What is it? A public vote to prevent Britain leaving the EU without a deal.
Can it win? The proposal from Labor MP Graham Jones and Conservative Dominic Grieve is the only wholly new option and as such is untested. Most MPs are opposed to no-deal, so this could be a way of preventing that outcome from happening by default.
What is it? Request a further Brexit extension if no agreement is struck within two days of the exit date. If a delay is not agreed, MPs vote on leaving without a deal. If MPs oppose a no-deal, the government revokes Article 50 and cancels Brexit.
Can it win? SNP MP Joanna Cherry last week proposed revoking Article 50, but has now added detail to the formula. It still essentially calls for Brexit to be canceled, and so is a particularly controversial option, but the extra layers may provide cover for greater support.
What is it? Britain remains a member of the European Economic Area and seeks a further short delay to Brexit to re-join the European Free Trade Association – essentially remaining in the single market.
Can it win? The margin of defeat last week makes it an unlikely proposal to be voted on.
The votes are non-binding, meaning the government does not have to accept the results – though it would be under pressure to do so. If a majority is found for one option, MPs will try to legislate to force the government to pursue that choice.
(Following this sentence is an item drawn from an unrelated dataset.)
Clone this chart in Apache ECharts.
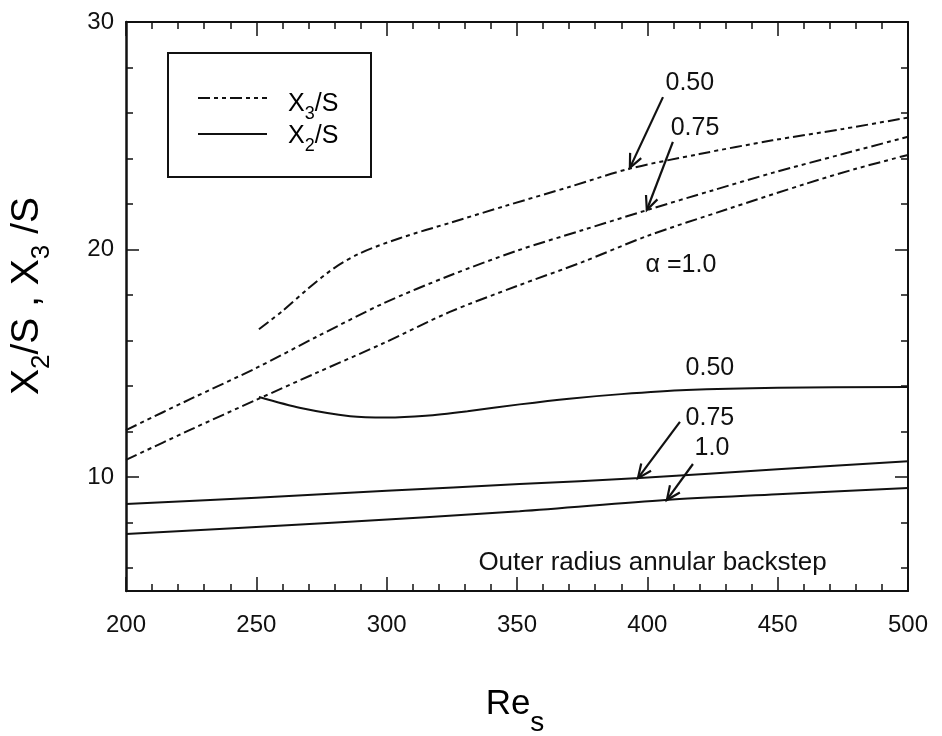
<!DOCTYPE html>
<html>
<head>
<meta charset="utf-8">
<script src="https://cdn.jsdelivr.net/npm/echarts@6/dist/echarts.min.js"></script>
<style>
  html, body { margin: 0; background: #fff; }
  #chart { width: 942px; height: 736px; }
</style>
</head>
<body>
<div id="chart"></div>
<script>
// values: [Re_s, X/S]
var x3Alpha050 = [[251,16.5],[260,17.3],[270,18.3],[280,19.2],[290,19.85],[305,20.5],[325,21.2],[345,21.9],[370,22.75],[393,23.55],[420,24.2],[448,24.8],[475,25.3],[500,25.8]];
var x3Alpha075 = [[200,12.07],[225,13.45],[250,14.8],[273,16.16],[299,17.65],[324,18.85],[350,19.95],[375,20.85],[400,21.74],[425,22.6],[448,23.37],[475,24.2],[500,24.96]];
var x3Alpha100 = [[200,10.76],[225,12.1],[250,13.4],[273,14.58],[299,15.9],[324,17.25],[350,18.4],[375,19.45],[400,20.6],[430,21.75],[461,22.9],[480,23.55],[500,24.16]];
var x2Alpha050 = [[251,13.52],[267,13.04],[286,12.68],[300,12.62],[315,12.7],[331,12.9],[351,13.2],[370,13.45],[390,13.65],[415,13.83],[450,13.93],[500,13.96]];
var x2Alpha075 = [[200,8.82],[250,9.1],[300,9.4],[351,9.7],[397,9.96],[450,10.35],[500,10.7]];
var x2Alpha100 = [[200,7.5],[279,8.0],[351,8.5],[407,9.0],[450,9.25],[500,9.53]];

var yMajor = [10, 20, 30];
var yMinor = [6, 8, 12, 14, 16, 18, 22, 24, 26, 28];

// annotations in data coords
var labels = [
  [416.3, 27.32, '0.50'], [418.3, 25.34, '0.75'], [412.9, 19.32, 'α =1.0'],
  [424, 14.8, '0.50'], [424, 12.6, '0.75'], [424.8, 11.28, '1.0']
];
var arrows = [
  [[406.0, 26.7], [393.3, 23.59]],
  [[409.8, 24.73], [399.8, 21.74]],
  [[412.5, 12.43], [396.4, 9.96]],
  [[417.5, 10.58], [407.5, 9.0]]
];
var note = [402, 6.23, 'Outer radius annular backstep'];

var ink = '#111';
var font = '"Liberation Sans", Arial, Helvetica, sans-serif';
var dashDotDot = [12, 4, 4, 4, 4, 4];

var chart = echarts.init(document.getElementById('chart'), null, { renderer: 'canvas' });

function xAx(pos, showLabel) {
  return {
    type: 'value', position: pos, min: 200, max: 500, interval: 50,
    axisLine: { lineStyle: { color: ink, width: 2 } },
    axisTick: { inside: true, length: 14, lineStyle: { color: ink, width: 1.5 } },
    minorTick: { show: true, splitNumber: 5, length: 7, lineStyle: { color: ink, width: 1.5 } },
    axisLabel: { show: showLabel, fontFamily: font, fontSize: 24, color: ink, margin: 22 },
    splitLine: { show: false }
  };
}
function yAx(pos, values, len, showLine, showLabel) {
  return {
    type: 'value', position: pos, min: 5, max: 30,
    axisLine: { show: showLine, lineStyle: { color: ink, width: pos === 'left' ? 2.5 : 2 } },
    axisTick: { inside: true, length: len, customValues: values, lineStyle: { color: ink, width: 1.5 } },
    axisLabel: { show: showLabel, customValues: values, fontFamily: font, fontSize: 24, color: ink, margin: 12 },
    splitLine: { show: false }
  };
}
function line(data, dashed) {
  return {
    type: 'line', data: data, showSymbol: false, symbol: 'none',
    smooth: 0.3, silent: true,
    lineStyle: { color: ink, width: 2, type: dashed ? dashDotDot : 'solid' }
  };
}

chart.setOption({
  animation: false,
  backgroundColor: '#fff',
  grid: { left: 126, right: 34, top: 22, bottom: 145 },
  xAxis: [xAx('bottom', true), xAx('top', false)],
  yAxis: [
    yAx('left', yMajor, 13, true, true),
    yAx('left', yMinor, 7, false, false),
    yAx('right', yMajor, 13, true, false),
    yAx('right', yMinor, 7, false, false)
  ],
  series: [
    line(x3Alpha050, true), line(x3Alpha075, true), line(x3Alpha100, true),
    line(x2Alpha050, false), line(x2Alpha075, false), line(x2Alpha100, false)
  ]
});

function px(p) { return chart.convertToPixel({ xAxisIndex: 0, yAxisIndex: 0 }, p); }

var mainRich = function (size, sub, pad) {
  return {
    m: { fontFamily: font, fontSize: size, color: ink, verticalAlign: 'top' },
    s: { fontFamily: font, fontSize: sub, color: ink, verticalAlign: 'top', padding: [pad, 0, 0, 0] }
  };
};

var g = [];
// legend box
g.push({ type: 'rect', shape: { x: 168, y: 53, width: 203, height: 124 }, style: { fill: '#fff', stroke: ink, lineWidth: 2 }, z: 10 });
g.push({ type: 'line', shape: { x1: 198, y1: 98, x2: 267, y2: 98 }, style: { stroke: ink, lineWidth: 2, lineDash: dashDotDot }, z: 11 });
g.push({ type: 'line', shape: { x1: 198, y1: 134, x2: 267, y2: 134 }, style: { stroke: ink, lineWidth: 2 }, z: 11 });
g.push({ type: 'text', x: 288, y: 92, z: 11, style: { text: '{m|X}{s|3}{m|/S}', rich: mainRich(25, 18, 13), verticalAlign: 'top' } });
g.push({ type: 'text', x: 288, y: 124, z: 11, style: { text: '{m|X}{s|2}{m|/S}', rich: mainRich(25, 18, 13), verticalAlign: 'top' } });

// axis titles
g.push({ type: 'text', x: 31, y: 296, rotation: Math.PI / 2, style: { text: '{m|X}{s|2}{m|/S , X}{s|3}{m| /S}', rich: mainRich(39, 26, 21), align: 'center', verticalAlign: 'middle' } });
g.push({ type: 'text', x: 515, y: 687, style: { text: '{m|Re}{s|s}', rich: mainRich(35, 28, 22), align: 'center', verticalAlign: 'top' } });

labels.forEach(function (l) {
  var p = px([l[0], l[1]]);
  g.push({ type: 'text', x: p[0], y: p[1], style: { text: l[2], fontFamily: font, fontSize: 25, fill: ink, align: 'center', verticalAlign: 'middle' } });
});
var np = px([note[0], note[1]]);
g.push({ type: 'text', x: np[0], y: np[1], style: { text: note[2], fontFamily: font, fontSize: 26, fill: ink, align: 'center', verticalAlign: 'middle' } });

arrows.forEach(function (a) {
  var s = px(a[0]), t = px(a[1]);
  var ang = Math.atan2(s[1] - t[1], s[0] - t[0]);
  var len = 15, spread = 0.42;
  g.push({ type: 'line', shape: { x1: s[0], y1: s[1], x2: t[0], y2: t[1] }, style: { stroke: ink, lineWidth: 2.2 } });
  g.push({ type: 'polyline', shape: { points: [
    [t[0] + len * Math.cos(ang + spread), t[1] + len * Math.sin(ang + spread)],
    [t[0], t[1]],
    [t[0] + len * Math.cos(ang - spread), t[1] + len * Math.sin(ang - spread)]
  ] }, style: { stroke: ink, lineWidth: 2.2, fill: null } });
});

chart.setOption({ graphic: g });
window.addEventListener('resize', function () { chart.resize(); });
</script>
</body>
</html>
The most popular alternatives are likely to be difficult for May to pursue, and she is expected to press for another vote on her own plan on Tuesday. If the prime minister’s deal is not passed, she may try to avoid negotiating an alternative plan by trying to force an election.
Whichever route May ultimately takes – unless her deal is passed – risks splitting her Conservative Party, with resignations likely to follow either a soft or no-deal direction.